▶ [Problem details]: Retype the data exactly, from its first line to the line containing "hàng – thu tiền</text>", including both, and skip any picture.

▶ [Recorded information]:
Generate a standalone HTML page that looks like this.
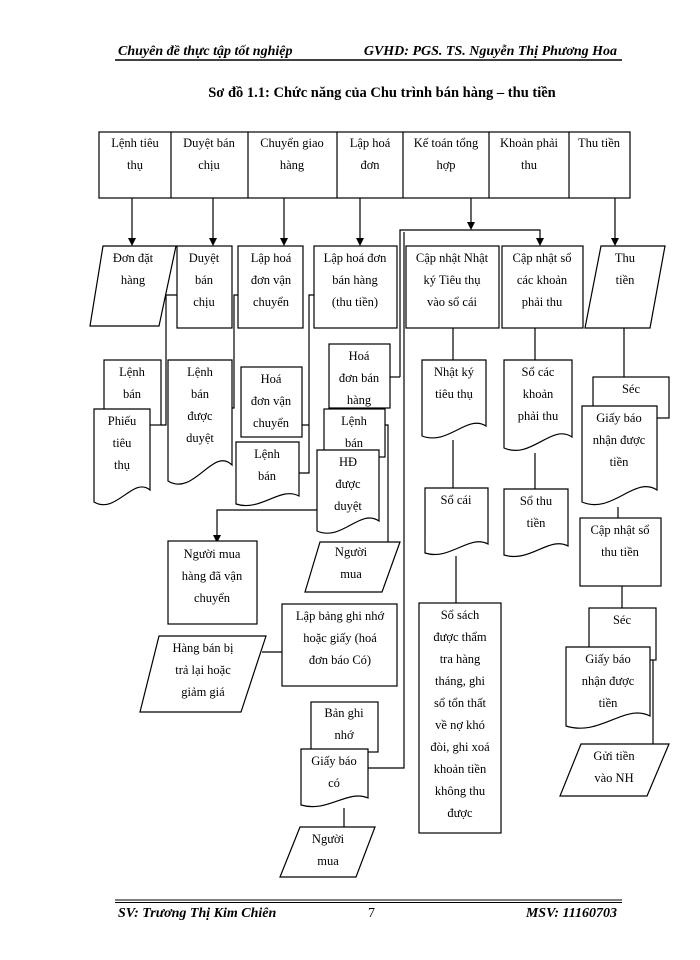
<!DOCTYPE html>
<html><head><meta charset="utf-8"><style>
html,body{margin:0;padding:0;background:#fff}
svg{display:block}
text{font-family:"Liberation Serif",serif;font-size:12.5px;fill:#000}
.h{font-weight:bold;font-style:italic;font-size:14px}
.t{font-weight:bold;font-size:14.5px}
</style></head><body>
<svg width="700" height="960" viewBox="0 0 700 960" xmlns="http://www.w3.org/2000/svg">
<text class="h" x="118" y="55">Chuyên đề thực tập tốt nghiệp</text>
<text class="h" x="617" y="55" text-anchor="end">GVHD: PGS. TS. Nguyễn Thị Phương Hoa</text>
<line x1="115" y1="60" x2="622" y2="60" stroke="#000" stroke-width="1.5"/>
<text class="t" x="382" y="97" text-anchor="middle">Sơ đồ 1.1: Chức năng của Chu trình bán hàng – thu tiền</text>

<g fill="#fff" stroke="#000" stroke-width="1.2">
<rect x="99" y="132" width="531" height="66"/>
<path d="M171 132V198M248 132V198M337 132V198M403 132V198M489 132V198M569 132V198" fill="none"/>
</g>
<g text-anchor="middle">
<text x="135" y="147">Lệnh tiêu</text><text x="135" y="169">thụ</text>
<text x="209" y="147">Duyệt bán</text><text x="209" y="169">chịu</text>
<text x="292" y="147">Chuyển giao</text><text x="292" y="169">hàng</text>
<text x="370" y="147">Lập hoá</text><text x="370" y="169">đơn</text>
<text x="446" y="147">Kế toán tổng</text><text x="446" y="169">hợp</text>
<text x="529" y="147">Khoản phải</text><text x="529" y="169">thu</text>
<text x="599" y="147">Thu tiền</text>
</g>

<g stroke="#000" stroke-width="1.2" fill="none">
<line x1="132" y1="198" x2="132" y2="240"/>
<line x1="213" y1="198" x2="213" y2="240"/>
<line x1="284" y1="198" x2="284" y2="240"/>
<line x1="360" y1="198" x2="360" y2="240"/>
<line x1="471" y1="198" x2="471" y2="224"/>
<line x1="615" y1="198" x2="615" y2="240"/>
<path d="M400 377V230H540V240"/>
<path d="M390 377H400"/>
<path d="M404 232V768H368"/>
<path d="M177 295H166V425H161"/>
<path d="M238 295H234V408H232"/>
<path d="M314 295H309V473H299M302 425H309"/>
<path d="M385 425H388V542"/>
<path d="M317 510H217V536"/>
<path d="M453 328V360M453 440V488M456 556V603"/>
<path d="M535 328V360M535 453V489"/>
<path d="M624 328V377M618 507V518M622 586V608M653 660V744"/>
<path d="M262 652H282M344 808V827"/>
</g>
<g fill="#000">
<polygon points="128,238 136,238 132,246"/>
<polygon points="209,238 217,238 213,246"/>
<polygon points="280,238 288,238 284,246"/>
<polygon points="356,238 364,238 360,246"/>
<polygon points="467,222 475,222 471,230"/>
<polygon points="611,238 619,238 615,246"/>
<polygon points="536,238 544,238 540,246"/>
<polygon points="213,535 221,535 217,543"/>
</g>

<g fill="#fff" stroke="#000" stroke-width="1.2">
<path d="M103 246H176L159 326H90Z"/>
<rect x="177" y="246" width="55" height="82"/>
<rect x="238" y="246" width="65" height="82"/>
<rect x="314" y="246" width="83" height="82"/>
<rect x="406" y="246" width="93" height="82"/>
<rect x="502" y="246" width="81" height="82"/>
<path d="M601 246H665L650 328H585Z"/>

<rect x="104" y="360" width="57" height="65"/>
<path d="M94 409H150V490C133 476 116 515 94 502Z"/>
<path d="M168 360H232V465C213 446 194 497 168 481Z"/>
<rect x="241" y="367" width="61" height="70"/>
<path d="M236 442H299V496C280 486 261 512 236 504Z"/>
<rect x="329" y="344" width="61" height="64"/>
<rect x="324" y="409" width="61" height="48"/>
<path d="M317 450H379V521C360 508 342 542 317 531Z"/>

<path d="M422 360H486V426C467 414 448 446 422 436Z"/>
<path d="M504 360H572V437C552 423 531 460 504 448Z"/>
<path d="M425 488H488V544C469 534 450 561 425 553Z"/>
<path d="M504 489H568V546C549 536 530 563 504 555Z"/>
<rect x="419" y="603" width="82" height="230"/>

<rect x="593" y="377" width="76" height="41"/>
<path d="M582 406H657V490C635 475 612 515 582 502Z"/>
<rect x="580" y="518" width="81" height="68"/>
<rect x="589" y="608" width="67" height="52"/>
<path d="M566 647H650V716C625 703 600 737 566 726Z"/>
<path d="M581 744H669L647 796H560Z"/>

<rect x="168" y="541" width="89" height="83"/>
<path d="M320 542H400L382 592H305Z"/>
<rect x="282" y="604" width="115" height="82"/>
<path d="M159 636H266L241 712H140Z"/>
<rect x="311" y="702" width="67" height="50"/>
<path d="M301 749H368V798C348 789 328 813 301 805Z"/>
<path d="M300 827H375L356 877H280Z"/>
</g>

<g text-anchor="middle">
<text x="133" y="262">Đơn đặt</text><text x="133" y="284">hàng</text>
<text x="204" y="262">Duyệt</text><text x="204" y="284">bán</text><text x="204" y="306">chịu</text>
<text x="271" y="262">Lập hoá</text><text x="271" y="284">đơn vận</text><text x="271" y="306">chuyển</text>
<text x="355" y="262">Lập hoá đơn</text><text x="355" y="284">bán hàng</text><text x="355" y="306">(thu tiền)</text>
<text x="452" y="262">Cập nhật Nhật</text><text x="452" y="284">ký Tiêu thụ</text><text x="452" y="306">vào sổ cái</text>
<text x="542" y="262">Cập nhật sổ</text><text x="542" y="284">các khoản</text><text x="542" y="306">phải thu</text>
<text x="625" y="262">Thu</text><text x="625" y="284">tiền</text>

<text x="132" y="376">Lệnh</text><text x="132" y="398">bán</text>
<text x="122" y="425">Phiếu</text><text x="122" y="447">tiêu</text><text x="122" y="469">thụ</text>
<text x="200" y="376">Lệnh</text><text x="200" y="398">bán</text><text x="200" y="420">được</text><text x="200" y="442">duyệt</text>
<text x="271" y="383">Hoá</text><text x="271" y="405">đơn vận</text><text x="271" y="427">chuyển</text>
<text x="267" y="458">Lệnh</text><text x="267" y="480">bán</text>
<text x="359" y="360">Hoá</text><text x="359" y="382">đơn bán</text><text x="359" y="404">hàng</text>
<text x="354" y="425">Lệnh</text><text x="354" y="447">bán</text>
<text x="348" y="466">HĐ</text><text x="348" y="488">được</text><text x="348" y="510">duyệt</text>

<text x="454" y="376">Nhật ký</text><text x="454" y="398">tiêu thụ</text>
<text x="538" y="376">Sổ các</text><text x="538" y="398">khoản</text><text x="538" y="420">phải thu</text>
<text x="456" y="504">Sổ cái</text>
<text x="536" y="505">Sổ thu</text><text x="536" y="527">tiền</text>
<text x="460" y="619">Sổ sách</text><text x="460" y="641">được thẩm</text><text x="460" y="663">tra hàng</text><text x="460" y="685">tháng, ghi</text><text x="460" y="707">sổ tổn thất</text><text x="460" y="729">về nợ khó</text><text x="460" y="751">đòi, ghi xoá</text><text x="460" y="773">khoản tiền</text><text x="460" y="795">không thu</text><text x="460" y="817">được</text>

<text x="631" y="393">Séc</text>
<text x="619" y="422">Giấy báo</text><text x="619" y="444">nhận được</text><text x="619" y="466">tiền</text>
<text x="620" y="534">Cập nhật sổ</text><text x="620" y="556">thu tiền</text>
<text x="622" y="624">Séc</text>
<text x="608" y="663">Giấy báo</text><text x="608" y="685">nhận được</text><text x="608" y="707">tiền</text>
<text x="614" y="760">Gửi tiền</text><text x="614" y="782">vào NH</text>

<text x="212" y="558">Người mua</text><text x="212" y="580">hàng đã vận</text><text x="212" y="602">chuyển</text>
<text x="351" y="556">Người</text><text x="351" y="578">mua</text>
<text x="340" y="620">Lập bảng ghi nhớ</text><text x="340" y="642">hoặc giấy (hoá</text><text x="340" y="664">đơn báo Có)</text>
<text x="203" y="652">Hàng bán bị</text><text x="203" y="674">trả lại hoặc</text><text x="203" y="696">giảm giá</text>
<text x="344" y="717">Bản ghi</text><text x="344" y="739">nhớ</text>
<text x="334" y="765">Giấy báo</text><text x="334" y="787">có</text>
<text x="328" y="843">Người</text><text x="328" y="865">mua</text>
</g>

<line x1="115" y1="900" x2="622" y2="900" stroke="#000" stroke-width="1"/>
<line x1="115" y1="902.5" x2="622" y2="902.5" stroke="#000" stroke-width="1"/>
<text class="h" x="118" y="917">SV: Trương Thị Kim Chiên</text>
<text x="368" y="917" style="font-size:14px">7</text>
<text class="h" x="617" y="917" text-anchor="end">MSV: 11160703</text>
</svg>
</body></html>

▶ [Result]:
Generate a standalone HTML page that looks like this.
<!DOCTYPE html>
<html><head><meta charset="utf-8"><style>
html,body{margin:0;padding:0;background:#fff}
svg{display:block}
text{font-family:"Liberation Serif",serif;font-size:12.5px;fill:#000}
.h{font-weight:bold;font-style:italic;font-size:14px}
.t{font-weight:bold;font-size:14.5px}
</style></head><body>
<svg width="700" height="960" viewBox="0 0 700 960" xmlns="http://www.w3.org/2000/svg">
<text class="h" x="118" y="55">Chuyên đề thực tập tốt nghiệp</text>
<text class="h" x="617" y="55" text-anchor="end">GVHD: PGS. TS. Nguyễn Thị Phương Hoa</text>
<line x1="115" y1="60" x2="622" y2="60" stroke="#000" stroke-width="1.5"/>
<text class="t" x="382" y="97" text-anchor="middle">Sơ đồ 1.1: Chức năng của Chu trình bán hàng – thu tiền</text>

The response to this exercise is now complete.